-- Begin INFORMATION SUPPLIED --
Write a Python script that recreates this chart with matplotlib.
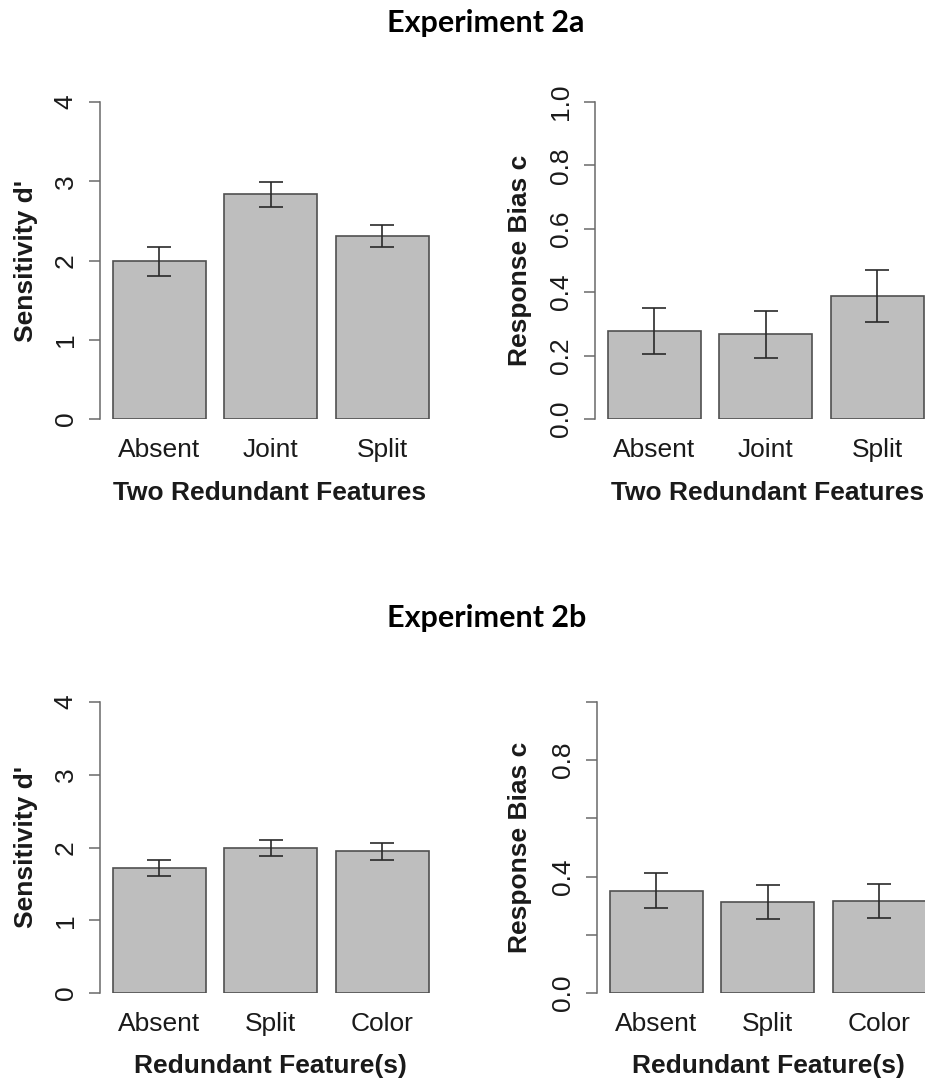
import numpy as np
import matplotlib; matplotlib.use('Agg')
import matplotlib.pyplot as plt

# Experiment 2a
CATS_A = ['Absent', 'Joint', 'Split']
DPRIME_A = [1.99, 2.835, 2.31]
DPRIME_A_ERR = [0.18, 0.155, 0.14]
BIAS_A = [0.278, 0.268, 0.388]
BIAS_A_ERR = [0.073, 0.074, 0.081]
XLAB_A = 'Two Redundant Features'

# Experiment 2b
CATS_B = ['Absent', 'Split', 'Color']
DPRIME_B = [1.72, 1.99, 1.95]
DPRIME_B_ERR = [0.11, 0.11, 0.115]
BIAS_B = [0.352, 0.312, 0.317]
BIAS_B_ERR = [0.061, 0.058, 0.058]
XLAB_B = 'Redundant Feature(s)'

W, H = 925, 1081
BARCOL = '#bebebe'
EDGE = '#505050'
AXCOL = '#6a6a6a'
TXT = '#1a1a1a'
SANS = 'Liberation Sans'
FS = 19

fig = plt.figure(figsize=(W/100, H/100), dpi=100)

def panel(x0, x1, ytop, ybot, cats, vals, errs, ylim, yticks, ylabels, ylab, xlab, ylab_x):
    ax = fig.add_axes([x0/W, 1-ybot/H, (x1-x0)/W, (ybot-ytop)/H])
    x = 0.7 + 1.2*np.arange(len(cats))
    ax.bar(x, vals, width=1.0, color=BARCOL, edgecolor=EDGE, linewidth=1.2, zorder=2)
    ax.errorbar(x, vals, yerr=errs, fmt='none', ecolor='#2a2a2a', elinewidth=1.2,
                capsize=8.3, capthick=1.2, zorder=3)
    ax.set_xlim(0.06, 0.06 + (x1-x0)/92.9)
    ax.set_ylim(*ylim)
    ax.spines[['top', 'right', 'bottom']].set_visible(False)
    ax.spines['left'].set_color(AXCOL)
    ax.spines['left'].set_linewidth(1.1)
    ax.spines['left'].set_bounds(*ylim)
    ax.set_xticks(x)
    ax.set_xticklabels(cats, fontsize=FS, family=SANS, color=TXT)
    ax.tick_params(axis='x', length=0, pad=14)
    ax.set_yticks(yticks)
    ax.set_yticklabels(ylabels, fontsize=FS, family=SANS, color=TXT, rotation=90, va='center')
    ax.tick_params(axis='y', length=8, width=1.1, color=AXCOL, pad=8)
    ax.set_xlabel(xlab, fontsize=FS, family=SANS, fontweight='bold', color=TXT, labelpad=13)
    ax.set_ylabel(ylab, fontsize=FS, family=SANS, fontweight='bold', color=TXT)
    ax.yaxis.set_label_coords(-(x0 - ylab_x)/(x1-x0), 0.5)
    ax.patch.set_visible(False)
    return ax

bias_ticks = [0, 0.2, 0.4, 0.6, 0.8, 1.0]

panel(100, 440, 102, 419, CATS_A, DPRIME_A, DPRIME_A_ERR, (0, 4), [0, 1, 2, 3, 4],
      ['0', '1', '2', '3', '4'], "Sensitivity d'", XLAB_A, 38)
panel(595, 940, 102, 419, CATS_A, BIAS_A, BIAS_A_ERR, (0, 1), bias_ticks,
      ['0.0', '0.2', '0.4', '0.6', '0.8', '1.0'], 'Response Bias c', XLAB_A, 532)
panel(100, 440, 702, 993, CATS_B, DPRIME_B, DPRIME_B_ERR, (0, 4), [0, 1, 2, 3, 4],
      ['0', '1', '2', '3', '4'], "Sensitivity d'", XLAB_B, 38)
panel(597, 940, 702, 993, CATS_B, BIAS_B, BIAS_B_ERR, (0, 1), bias_ticks,
      ['0.0', '', '0.4', '', '0.8', ''], 'Response Bias c', XLAB_B, 532)

fig.text(486/W, 1-23/H, 'Experiment 2a', ha='center', va='center', fontsize=22,
         family='Lato', fontweight='bold', color='black')
fig.text(487/W, 1-618/H, 'Experiment 2b', ha='center', va='center', fontsize=22,
         family='Lato', fontweight='bold', color='black')

fig.savefig('out.png', dpi=100, facecolor='white')
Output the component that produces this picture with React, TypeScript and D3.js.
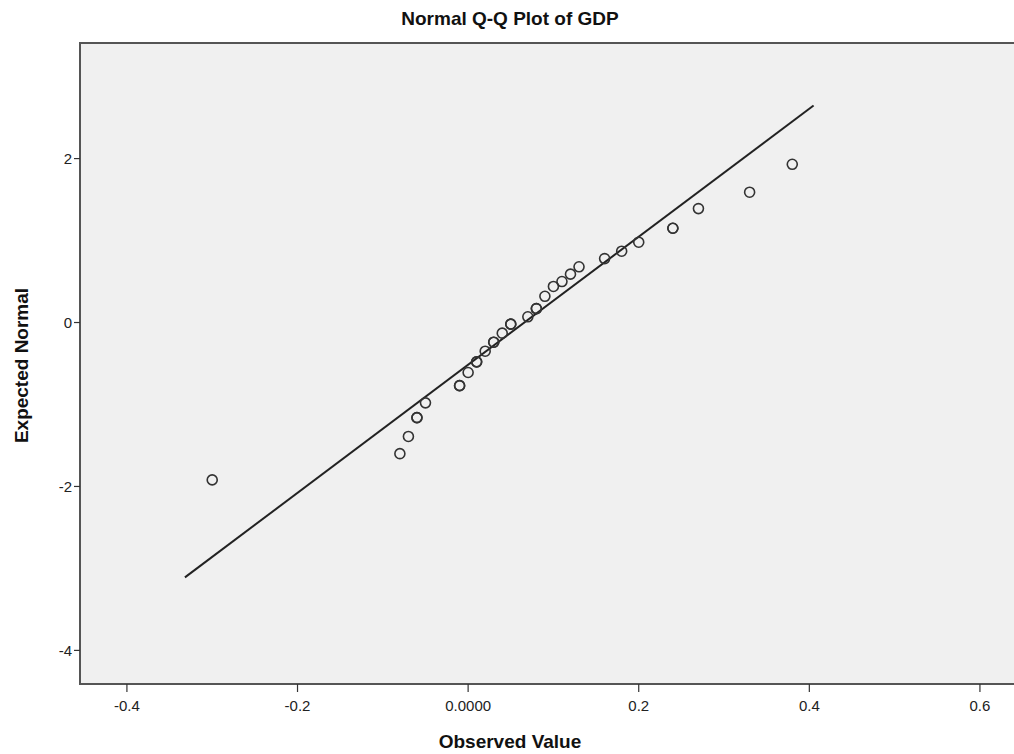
import React from 'react';
import * as d3 from 'd3';

const observed = [-0.30, -0.08, -0.07, -0.06, -0.05, -0.01, 0.00, 0.01, 0.02, 0.03, 0.04, 0.05, 0.07,
  0.08, 0.09, 0.10, 0.11, 0.12, 0.13, 0.16, 0.18, 0.20, 0.24, 0.27, 0.33, 0.38];
const expected = [-1.92, -1.60, -1.39, -1.16, -0.98, -0.77, -0.61, -0.48, -0.35, -0.24, -0.13, -0.02, 0.07,
  0.17, 0.32, 0.44, 0.50, 0.59, 0.68, 0.78, 0.87, 0.98, 1.15, 1.39, 1.59, 1.93];
// how many cases fall on each point (tied values)
const counts = [1, 1, 1, 2, 1, 2, 1, 2, 1, 2, 1, 2, 1, 2, 1, 1, 1, 1, 1, 1, 1, 1, 2, 1, 1, 1];

const xTicks = [-0.4, -0.2, 0, 0.2, 0.4, 0.6];
const yTicks = [-4, -2, 0, 2];

// reference line: z = (x - mean) / sd
const lineMean = 0.066;
const lineSd = 0.128;
const lineRange = [-0.332, 0.405];

const width = 1014;
const height = 754;
// plot frame runs past the right edge of the picture
const margins = { left: 80, top: 43, right: -12, bottom: 70 };

const fmtX = (d: number) => (d === 0 ? '0.0000' : d3.format('.1f')(d).replace('\u2212', '-'));

const App = () => {
  const xScale = d3.scaleLinear()
    .domain([-0.455, 0.654])
    .range([margins.left, width - margins.right]);
  const yScale = d3.scaleLinear()
    .domain([-4.41, 3.41])
    .range([height - margins.bottom, margins.top]);

  const plotBottom = height - margins.bottom;
  const refLine = d3.line<number>()
    .x(d => xScale(d))
    .y(d => yScale((d - lineMean) / lineSd));

  const font = '"Liberation Sans", Arial, sans-serif';

  return (
    <svg width={width} height={height} style={{ position: 'absolute', left: 0, top: 0 }} fontFamily={font}>
      <rect x={0} y={0} width={width} height={height} fill="#fff" />
      <rect x={margins.left} y={margins.top} width={width - margins.right - margins.left}
        height={plotBottom - margins.top} fill="#f0f0f0" stroke="#555" strokeWidth={2} />

      <text x={510} y={25} textAnchor="middle" fontSize={19} fontWeight="bold" fill="#111">Normal Q-Q Plot of GDP</text>

      {/* y axis */}
      <g>
        {yTicks.map(t => (
          <g key={t} transform={`translate(${margins.left},${yScale(t)})`}>
            <line x1={-6} x2={0} stroke="#333" strokeWidth={1.2} />
            <text x={-8} dy="0.35em" textAnchor="end" fontSize={15} fill="#222">{t}</text>
          </g>
        ))}
      </g>
      <text transform={`translate(28,${(margins.top + plotBottom) / 2 + 2})rotate(-90)`} textAnchor="middle"
        fontSize={19} fontWeight="bold" fill="#111">Expected Normal</text>

      {/* x axis */}
      <g>
        {xTicks.map(t => (
          <g key={t} transform={`translate(${xScale(t)},${plotBottom})`}>
            <line y1={0} y2={8} stroke="#333" strokeWidth={1.2} />
            <text y={27} textAnchor="middle" fontSize={15} fill="#222">{fmtX(t)}</text>
          </g>
        ))}
      </g>
      <text x={510} y={748} textAnchor="middle" fontSize={19} fontWeight="bold" fill="#111">Observed Value</text>

      <path d={refLine(lineRange) || ''} fill="none" stroke="#222" strokeWidth={2} />

      <g>
        {observed.map((v, i) => d3.range(counts[i]).map(k => (
          <circle key={`${i}-${k}`} cx={xScale(v)} cy={yScale(expected[i])} r={5}
            fill="none" stroke="#333" strokeWidth={1.6} />
        )))}
      </g>
    </svg>
  );
};

export default App;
-- End INFORMATION SUPPLIED --
[AIM] From the opening line of the entries above to the line containing "bias_ticks = [0, 0.2, 0.4, 0.6, 0.8, 1.0]", please transcribe each line exactly, skipping every picture.

[ANSWER TO THE TASK]
Write a Python script that recreates this chart with matplotlib.
import numpy as np
import matplotlib; matplotlib.use('Agg')
import matplotlib.pyplot as plt

# Experiment 2a
CATS_A = ['Absent', 'Joint', 'Split']
DPRIME_A = [1.99, 2.835, 2.31]
DPRIME_A_ERR = [0.18, 0.155, 0.14]
BIAS_A = [0.278, 0.268, 0.388]
BIAS_A_ERR = [0.073, 0.074, 0.081]
XLAB_A = 'Two Redundant Features'

# Experiment 2b
CATS_B = ['Absent', 'Split', 'Color']
DPRIME_B = [1.72, 1.99, 1.95]
DPRIME_B_ERR = [0.11, 0.11, 0.115]
BIAS_B = [0.352, 0.312, 0.317]
BIAS_B_ERR = [0.061, 0.058, 0.058]
XLAB_B = 'Redundant Feature(s)'

W, H = 925, 1081
BARCOL = '#bebebe'
EDGE = '#505050'
AXCOL = '#6a6a6a'
TXT = '#1a1a1a'
SANS = 'Liberation Sans'
FS = 19

fig = plt.figure(figsize=(W/100, H/100), dpi=100)

def panel(x0, x1, ytop, ybot, cats, vals, errs, ylim, yticks, ylabels, ylab, xlab, ylab_x):
    ax = fig.add_axes([x0/W, 1-ybot/H, (x1-x0)/W, (ybot-ytop)/H])
    x = 0.7 + 1.2*np.arange(len(cats))
    ax.bar(x, vals, width=1.0, color=BARCOL, edgecolor=EDGE, linewidth=1.2, zorder=2)
    ax.errorbar(x, vals, yerr=errs, fmt='none', ecolor='#2a2a2a', elinewidth=1.2,
                capsize=8.3, capthick=1.2, zorder=3)
    ax.set_xlim(0.06, 0.06 + (x1-x0)/92.9)
    ax.set_ylim(*ylim)
    ax.spines[['top', 'right', 'bottom']].set_visible(False)
    ax.spines['left'].set_color(AXCOL)
    ax.spines['left'].set_linewidth(1.1)
    ax.spines['left'].set_bounds(*ylim)
    ax.set_xticks(x)
    ax.set_xticklabels(cats, fontsize=FS, family=SANS, color=TXT)
    ax.tick_params(axis='x', length=0, pad=14)
    ax.set_yticks(yticks)
    ax.set_yticklabels(ylabels, fontsize=FS, family=SANS, color=TXT, rotation=90, va='center')
    ax.tick_params(axis='y', length=8, width=1.1, color=AXCOL, pad=8)
    ax.set_xlabel(xlab, fontsize=FS, family=SANS, fontweight='bold', color=TXT, labelpad=13)
    ax.set_ylabel(ylab, fontsize=FS, family=SANS, fontweight='bold', color=TXT)
    ax.yaxis.set_label_coords(-(x0 - ylab_x)/(x1-x0), 0.5)
    ax.patch.set_visible(False)
    return ax

bias_ticks = [0, 0.2, 0.4, 0.6, 0.8, 1.0]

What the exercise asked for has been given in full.